At the moment, we just finished our weekly look at the second season of Harley Quinn with its finale as well as wrapping up Star Wars: The Clone Wars. We also did reviews of the finale of See as well as the finale for The Mandalorian and the very enjoyable Star Trek: Picard.
With a bunch of shows wrapped up recently and the last few broadcast shows getting out their abridged finales, I had one new show start up that I have to ensure that I take in slowly. The third season of Bordertown arrived on Netflix and I couldn’t be more excited. The first season in 2016 really engaged me with its Finnish murder-mystery stuff in the Nordic noir genre and getting a second season in 2018 only added to it. I wasn’t sure we’d get a third season but that landed late last year and finally ended up here. It’s a slow moving piece but one that works for me with the nature of the cast and the exploration of the cases but the enjoyment comes from the psychological aspects of how the lead works as well as the gorgeous cinematography that’s just part and parcel with Nordic noir shows.
Disney Gallery: The Mandalorian was a “vanity” project I wasn’t even sure I was going to watch. While I would consume every single thing related to Star Wars as a kid and teenager, I haven’t done that in an age because there’s simply too much. This one, however, got me as I gave it a try as it’s basically a semi-rotating roundtable talking not just about this production but others as well. The first two episodes were really fun and they had the right moments to highlight Dave Filoni and why he’s so important to the property overall in terms of moving forward in the live-action side.

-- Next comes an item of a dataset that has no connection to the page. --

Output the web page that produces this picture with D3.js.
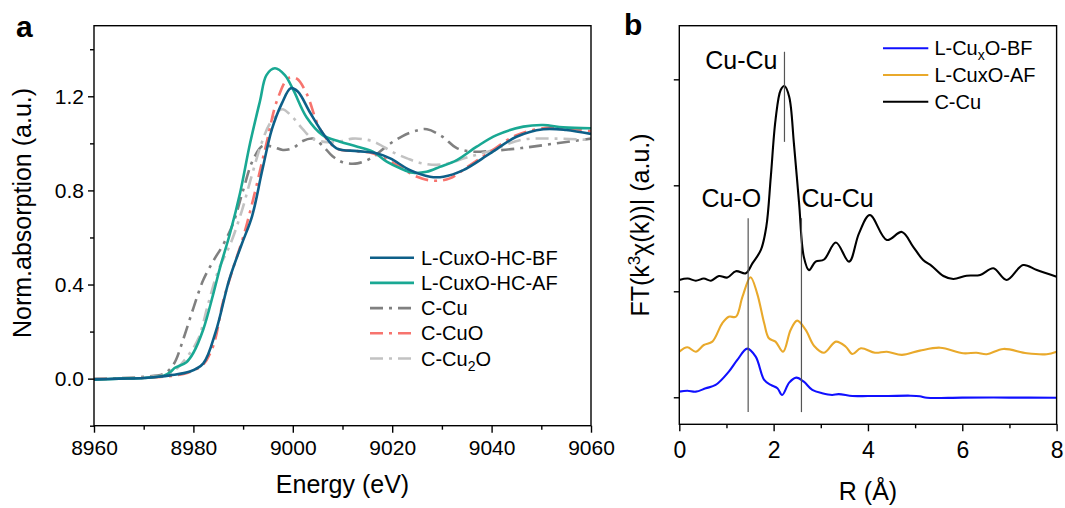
<!DOCTYPE html>
<html><head><meta charset="utf-8">
<script src="https://cdn.jsdelivr.net/npm/d3@7"></script>
<style>
body{margin:0;background:#fff;}
text{font-family:"Liberation Sans",Arial,sans-serif;fill:#000;}
</style></head>
<body><svg id="c" width="1065" height="508"></svg>
<script>
// ---------- Panel a data (Energy eV, normalized absorption) ----------
const seriesA = ["L-CuxO-HC-BF","L-CuxO-HC-AF","C-Cu","C-CuO","C-Cu2O"];
const bfA = [[8960,-0.003],[8965,0],[8970,0.003],[8973,0.008],[8975.3,0.014],[8979.3,0.03],[8982,0.065],[8984.5,0.2],[8987.2,0.42],[8989.7,0.57],[8991.8,0.69],[8993.8,0.88],[8995.8,1.06],[8997.8,1.17],[8999.6,1.234],[9001,1.22],[9003.5,1.13],[9006.5,1.03],[9008.8,0.979],[9013,0.967],[9017,0.957],[9019.6,0.936],[9023.6,0.886],[9027.6,0.858],[9030.3,0.858],[9034.3,0.886],[9039.7,0.957],[9045,1.028],[9050.4,1.06],[9055,1.057],[9060,1.04]];
const afA = [[8960,-0.005],[8965,0],[8970,0.003],[8974,0.012],[8975.5,0.03],[8976.2,0.045],[8978.6,0.07],[8980,0.11],[8982,0.21],[8984,0.36],[8985.4,0.475],[8987.4,0.62],[8989.4,0.79],[8991.4,1.0],[8993.4,1.18],[8994.7,1.29],[8996.4,1.319],[8998.4,1.29],[9000.1,1.227],[9002.8,1.11],[9006,1.035],[9009.5,1.007],[9013,0.986],[9016.2,0.964],[9018.9,0.922],[9021.6,0.894],[9024.2,0.875],[9026.9,0.879],[9029.6,0.9],[9033,0.929],[9037,0.986],[9041,1.035],[9046.4,1.071],[9050.4,1.078],[9054.4,1.068],[9060,1.064]];
const cuA = [[8960,0],[8965,0.002],[8970,0.008],[8974,0.02],[8976,0.06],[8978,0.17],[8980,0.3],[8982,0.42],[8984,0.5],[8986,0.57],[8988,0.66],[8990,0.8],[8992,0.93],[8994,0.99],[8996,0.985],[8998,0.972],[9000,0.98],[9002,1.01],[9004,1.02],[9006,0.99],[9008,0.945],[9010,0.92],[9013,0.915],[9016,0.94],[9019,0.99],[9022,1.03],[9025,1.055],[9027,1.06],[9030,1.03],[9033,0.98],[9036,0.965],[9040,0.968],[9046,0.98],[9053,1.0],[9060,1.02]];
const cuoA = [[8960,-0.003],[8965,0],[8970,0.003],[8975,0.01],[8978,0.02],[8980,0.035],[8982,0.06],[8984,0.14],[8986,0.33],[8988,0.47],[8990,0.6],[8992,0.76],[8994.7,1.0],[8996.8,1.18],[8999.1,1.277],[9000.8,1.275],[9002.8,1.21],[9005.5,1.06],[9008.8,0.979],[9013,0.967],[9016.2,0.957],[9021,0.907],[9025,0.858],[9028.3,0.841],[9031.6,0.851],[9035.6,0.907],[9039.7,0.964],[9045,1.035],[9051.8,1.068],[9056.5,1.061],[9060,1.052]];
const cu2oA = [[8960,0],[8970,0.005],[8975,0.02],[8977,0.05],[8979,0.1],[8981,0.17],[8983,0.32],[8985,0.46],[8987.4,0.57],[8989.7,0.71],[8991.7,0.86],[8993.7,1.0],[8995.4,1.085],[8997.8,1.145],[9000,1.11],[9002,1.06],[9004,1.02],[9007,1.005],[9010,1.01],[9012,1.02],[9015,1.015],[9017,1.0],[9020,0.964],[9023,0.936],[9026,0.915],[9030,0.91],[9035,0.94],[9040,0.97],[9046,1.015],[9053,1.02],[9060,1.014]];
const xTicksA = [8960,8980,9000,9020,9040,9060];
const yTicksA = [0.0,0.4,0.8,1.2];

// ---------- Panel b data (R Å, FT magnitude, offset) ----------
const seriesB = ["L-CuxO-BF","L-CuxO-AF","C-Cu"];
const bfB = [[0,0.053],[0.17,0.062],[0.35,0.053],[0.56,0.085],[0.77,0.116],[1.05,0.242],[1.23,0.352],[1.44,0.459],[1.62,0.383],[1.8,0.163],[1.94,0.116],[2.08,0.085],[2.18,0.022],[2.33,0.138],[2.48,0.185],[2.64,0.147],[2.82,0.069],[3.03,0.038],[3.24,0.022],[3.38,0.03],[3.67,0.012],[4.0,0.012],[4.4,0.012],[4.9,0.015],[5.1,0.01],[5.25,-0.005],[6,-0.003],[7,-0.003],[8,-0.005]];
const afB = [[0,0.43],[0.17,0.472],[0.35,0.43],[0.52,0.493],[0.7,0.525],[0.91,0.698],[1.05,0.76],[1.2,0.76],[1.34,0.949],[1.51,1.132],[1.65,0.981],[1.8,0.698],[1.9,0.557],[2.04,0.525],[2.2,0.43],[2.36,0.635],[2.5,0.723],[2.68,0.635],[2.86,0.484],[3.07,0.42],[3.32,0.525],[3.53,0.477],[3.67,0.408],[3.85,0.462],[4.15,0.42],[4.4,0.43],[4.72,0.4],[5.1,0.44],[5.53,0.468],[6.02,0.415],[6.3,0.42],[6.52,0.406],[6.87,0.456],[7.37,0.415],[7.79,0.406],[8,0.43]];
const cuB = [[0,1.107],[0.18,1.12],[0.35,1.1],[0.52,1.12],[0.67,1.1],[0.84,1.144],[1.02,1.13],[1.2,1.19],[1.41,1.17],[1.55,1.264],[1.73,1.39],[1.845,1.61],[1.94,2.08],[2.04,2.616],[2.15,2.9],[2.23,2.937],[2.33,2.836],[2.43,2.396],[2.54,1.83],[2.64,1.326],[2.75,1.2],[2.89,1.28],[3.07,1.3],[3.32,1.46],[3.6,1.28],[3.81,1.547],[4.04,1.72],[4.4,1.484],[4.72,1.56],[4.96,1.42],[5.17,1.295],[5.35,1.24],[5.6,1.144],[5.81,1.116],[6.09,1.147],[6.38,1.154],[6.66,1.217],[6.94,1.107],[7.29,1.248],[7.58,1.2],[8,1.138]];
const xTicksB = [0,2,4,6,8];
const yTicksB = [0,1,2,3];
const annoText = ["Cu-Cu","Cu-O","Cu-Cu"];
const annoR = [2.23,1.46,2.59];
const annoTop = [3.26,1.69,1.69];
const annoBot = [2.41,-0.14,-0.14];

// ---------- drawing ----------
const svg = d3.select("#c");
const colA = ["#0e5f88","#19a893","#808080","#f7746e","#c2c2c2"];
const dashA = [null,null,"13,6,3,6","13,6,3,6","13,6,3,6"];
const dataA = [bfA,afA,cuA,cuoA,cu2oA];
const colB = ["#1010ff","#e9a92b","#000000"];
const dataB = [bfB,afB,cuB];

const xa = d3.scaleLinear([8960,9060],[94,591]);
const ya = d3.scaleLinear([-0.2,1.5],[425.7,25.7]);
const xb = d3.scaleLinear([0,8],[679.3,1056.6]);
const yb = d3.scaleLinear([-0.255,3.506],[424.3,25.7]);

function frame(x,y){
  svg.append("rect").attr("x",x.range()[0]).attr("y",y.range()[1])
    .attr("width",x.range()[1]-x.range()[0]).attr("height",y.range()[0]-y.range()[1])
    .attr("fill","none").attr("stroke","#000").attr("stroke-width",1.4);
}
function styleAxis(g,fs){
  g.select(".domain").remove();
  g.selectAll("line").attr("stroke","#000").attr("stroke-width",1.4);
  g.selectAll("text").style("font-size",fs+"px").style("font-family",'"Liberation Sans",Arial,sans-serif').attr("fill","#000");
}
// clip paths
const defs = svg.append("defs");
defs.append("clipPath").attr("id","ca").append("rect").attr("x",94).attr("y",25.7).attr("width",497).attr("height",400);
defs.append("clipPath").attr("id","cb").append("rect").attr("x",679.3).attr("y",25.7).attr("width",377.3).attr("height",398.6);

// Panel a curves
const la = d3.line().x(d=>xa(d[0])).y(d=>ya(d[1])).curve(d3.curveCatmullRom.alpha(0.5));
const gA = svg.append("g").attr("clip-path","url(#ca)");
[2,4,3,1,0].forEach(i=>{
  gA.append("path").datum(dataA[i]).attr("d",la).attr("fill","none")
    .attr("stroke",colA[i]).attr("stroke-width",2.6)
    .attr("stroke-dasharray",dashA[i]).attr("stroke-linejoin","round");
});
// Panel a axes
let g;
g = svg.append("g").attr("transform","translate(0,425.7)")
  .call(d3.axisBottom(xa).tickValues(d3.range(8970,9060,20)).tickSize(4).tickFormat(""));
styleAxis(g,21);
g = svg.append("g").attr("transform","translate(0,425.7)")
  .call(d3.axisBottom(xa).tickValues(xTicksA).tickSize(7).tickPadding(7).tickFormat(d3.format("d")));
styleAxis(g,21);
g = svg.append("g").attr("transform","translate(94,0)")
  .call(d3.axisLeft(ya).tickValues([-0.2,0.2,0.6,1.0,1.4]).tickSize(4).tickFormat(""));
styleAxis(g,21);
g = svg.append("g").attr("transform","translate(94,0)")
  .call(d3.axisLeft(ya).tickValues(yTicksA).tickSize(6).tickPadding(4).tickFormat(d3.format(".1f")));
styleAxis(g,21);
frame(xa,ya);

// Panel a legend
const legA = svg.append("g");
seriesA.forEach((name,i)=>{
  const y = 257.7 + i*25.2;
  legA.append("line").attr("x1",370).attr("x2",414).attr("y1",y).attr("y2",y)
    .attr("stroke",colA[i]).attr("stroke-width",2.6).attr("stroke-dasharray",dashA[i]);
  const t = legA.append("text").attr("x",421).attr("y",y+7).style("font-size","20px");
  if(name==="C-Cu2O"){
    t.append("tspan").text("C-Cu");
    t.append("tspan").text("2").attr("dy",5).style("font-size","14px");
    t.append("tspan").text("O").attr("dy",-5);
  } else t.text(name);
});
// Panel a titles
svg.append("text").attr("x",342.5).attr("y",493).attr("text-anchor","middle").style("font-size","25px").text("Energy (eV)");
svg.append("text").attr("transform","translate(30.5,213) rotate(-90)").attr("text-anchor","middle").style("font-size","25px").text("Norm.absorption (a.u.)");
svg.append("text").attr("x",16).attr("y",37).style("font-size","30px").style("font-weight","bold").text("a");

// Panel b curves
const lb = d3.line().x(d=>xb(d[0])).y(d=>yb(d[1])).curve(d3.curveCatmullRom.alpha(0.5));
const gB = svg.append("g").attr("clip-path","url(#cb)");
[2,1,0].forEach(i=>{
  gB.append("path").datum(dataB[i]).attr("d",lb).attr("fill","none")
    .attr("stroke",colB[i]).attr("stroke-width",2.1).attr("stroke-linejoin","round");
});
// annotation lines
annoR.forEach((r,i)=>{
  svg.append("line").attr("x1",xb(r)).attr("x2",xb(r)).attr("y1",yb(annoTop[i])).attr("y2",yb(annoBot[i]))
    .attr("stroke","#555").attr("stroke-width",1.2);
});
svg.append("text").attr("x",xb(annoR[0])-7).attr("y",69).attr("text-anchor","end").style("font-size","25px").text(annoText[0]);
svg.append("text").attr("x",xb(annoR[1])+13).attr("y",206.7).attr("text-anchor","end").style("font-size","25px").text(annoText[1]);
svg.append("text").attr("x",xb(annoR[2])).attr("y",206.7).attr("text-anchor","start").style("font-size","25px").text(annoText[2]);

// Panel b axes
g = svg.append("g").attr("transform","translate(0,424.3)")
  .call(d3.axisBottom(xb).tickValues([1,3,5,7]).tickSize(4).tickFormat(""));
styleAxis(g,23);
g = svg.append("g").attr("transform","translate(0,424.3)")
  .call(d3.axisBottom(xb).tickValues(xTicksB).tickSize(7).tickPadding(10.5).tickFormat(d3.format("d")));
styleAxis(g,23);
g = svg.append("g").attr("transform","translate(679.3,0)")
  .call(d3.axisLeft(yb).tickValues(yTicksB).tickSize(5.5).tickFormat(""));
styleAxis(g,23);
frame(xb,yb);

// Panel b legend
const legB = svg.append("g");
seriesB.forEach((name,i)=>{
  const y = 48.3 + i*26.7;
  legB.append("line").attr("x1",883).attr("x2",928.3).attr("y1",y).attr("y2",y)
    .attr("stroke",colB[i]).attr("stroke-width",2.1);
  const t = legB.append("text").attr("x",934.4).attr("y",y+7).style("font-size","20px");
  if(i===0){
    t.append("tspan").text("L-Cu");
    t.append("tspan").text("x").attr("dy",5).style("font-size","14px");
    t.append("tspan").text("O-BF").attr("dy",-5);
  } else t.text(name);
});
// Panel b titles
svg.append("text").attr("x",868).attr("y",500).attr("text-anchor","middle").style("font-size","25px").text("R (Å)");
const yt = svg.append("text").attr("transform","translate(649,225) rotate(-90)").attr("text-anchor","middle").style("font-size","25px");
yt.append("tspan").text("FT(k");
yt.append("tspan").text("3").attr("dy",-9).style("font-size","17px");
yt.append("tspan").text("χ(k))| (a.u.)").attr("dy",9);
svg.append("text").attr("x",624).attr("y",35).style("font-size","30px").style("font-weight","bold").text("b");
</script></body></html>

The third episode spends its time with the cast more than the directors, though they have their moments, and it’s a lot of fun even though it’s mostly kept to just a couple of actors. Pedro Pascal is always a delight and downplays himself here nicely since it’s a three-person job to be the title character, but the other two are utter delights. I was really thrilled when I found out Carl Weathers was going to be in this series since he had largely retired from acting and opted to do this since he hadn’t done this kind of special effects project before – only to end up in regular clothes in the end. He’s really interesting to hear talking about the franchise as a whole here coming from someone that was doing a lot of big films when these first came out decades ago. The other is Gina Carano who talks about her unusual path through Hollywood and how she ended up in this series and talking about how it’s the first role to really make a significant impact on her investment in it in terms of character. She’s got some great things to say about Carl and Jon Favreau as well and seeing how she was hired was really interesting too. There’s a lot to like and it has me even more invested in her character.
When the Star Wars Rebels series first aired there were some hard feelings from some fans. Clone Wars had been ended unceremoniously and we were getting the then final season of it in shortened form through Netflix. Rebels was going to skew a bit younger and was bringing us closer to the original trilogy, taking place about five years before A New Hope. I distinctly remember being frustrated by the first season because it was focused on Lothal too heavily and we didn’t get out and about in this big galaxy all that much.
With the seventh and final season of Clone Wars wrapping up earlier this month, I opted to roll into Rebels right after while watching with my daughter because we’d enjoyed the time with the Clone Wars material and she hadn’t seen Rebels. I’ll admit, binging the first season over a week definitely helped to smooth out some of those initial issues I had as well as knowing where it goes as the four-season run goes on, especially in bringing some stories to completion from the Clone Wars era. And knowing that some of these characters are going to see new life in The Mandalorian, some of them in live-action form for the first time, provides for a new way to view the show in catching up on their stories.
But the season is also a lot of fun. You see more of the ties that bind throughout the larger franchise now that we’ve got closure with the previous series and knowing that some of them will see life beyond this as well. Though Rebels crossed over with other characters often as the original film cast show up a few times, a lot of what we got here felt kind of disconnected from the rest. But it feels like now that it’s finally “grappling” onto the larger Star Wars body and becoming a fully-fledged part of it.